For the past several months Ashland Parks and Recreation Commission members, city staff and an experienced group of citizen volunteers have been diligently working on Ashland’s Trails Master Plan update. Last April, Commissioner Jim Lewis wrote a column for the Park Views that highlighted the process we are following and the work that is being done to update the plan.

This month I would like to highlight one chapter of this plan and describe some changes that are taking place that will emphasize why APRC would regularly need to update the plan. The Bear Creek Greenway trail, or more correctly the expansion of the trail, is today’s focus.

The Bear Creek Greenway trail is a paved, 10-foot-wide bike and pedestrian transportation asset for our valley. Thousands of citizens use the Greenway trail each month for commuting, recreation or just for fun. Anyone that uses the Ashland Dog Park probably knows that the parking lot for the park is the current southern terminus for the Greenway trail. From the Dog Park you can go north 20 miles along Bear Creek through natural wooded riparian vegetation with many open views. The trail winds its way from Ashland through Talent, Phoenix and Medford and ends north of the Jackson County Expo at Dean Creek in Central Point.

The current 20 miles of Greenway trail has been a 40-year work in progress. The Greenway is made possible by a collaborative effort of five city governments, Jackson County and the Bear Creek Greenway Foundation Board. If you have not used the Greenway for awhile you should check it out.

Recently, an older city planning action, a transportation plan decision and a new property purchase by APRC have energized the plans for expanding the Bear Creek Greenway through Ashland. The current goal is to extend the Greenway trail from the Dog Park through to North Mountain Park. As you know, North Mountain Park is home to multiple ballfields, natural and open spaces, playgrounds and the North Mountain Park Nature Center.

The building of the Verde Village housing development has rerouted a short section of the Greenway trail. The new section works its way around the neighborhood from the Dog Park and up Ashland Creek to Nevada Street. The Nevada Street Bridge crossing over Bear Creek (as covered in the news this past year) would have benefited the Greenway trail as a way to bridge the creek and connect to Kestrel Park on the opposite side of Bear Creek. This connection is currently in a holding pattern and we will have to wait for a future decision to determine if that route will be a possible option.

What happened recently was a land purchase, by APRC, of an 11-acre parcel along Bear Creek between Oak Street and North Mountain Avenue. This property provides creek access and a potential trail connection with the Riverwalk open space, which connects out to North Mountain Avenue across from the Nature Center.

Trail connections can be a slow process. Working with property owners to buy land and secure easements takes time and patience. Sometimes it takes years and even decades to connect all the dots, but the long-term benefit to the community is usually worth the wait. Urban trails connect neighborhoods. To be able to walk or bike from one neighborhood to the next reduces motor vehicle traffic, which reduces pollution and conserves resources, which in turn leads to healthier lifestyles in our community.

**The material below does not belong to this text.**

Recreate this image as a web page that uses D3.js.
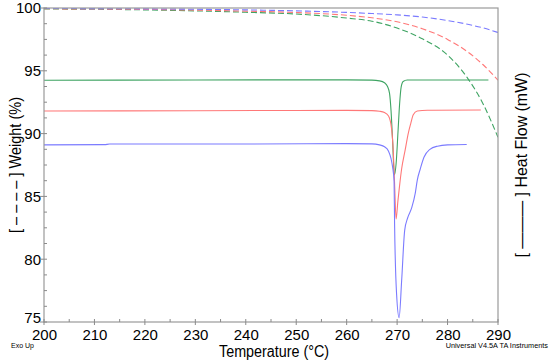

The citizens of Ashland should be proud of their trail system. Whether you use the Bear Creek Greenway, the Ashland Central Bike Path, a ditch trail, a Lithia Park trail or any of the hiking trails in the forest interface, walking or riding a trail makes for a healthy recreational experience.

— Mike Gardiner is an Ashland Parks & Recreation Commissioner and member of the Bear Creek Greenway Foundation Board. Park Views appears monthly.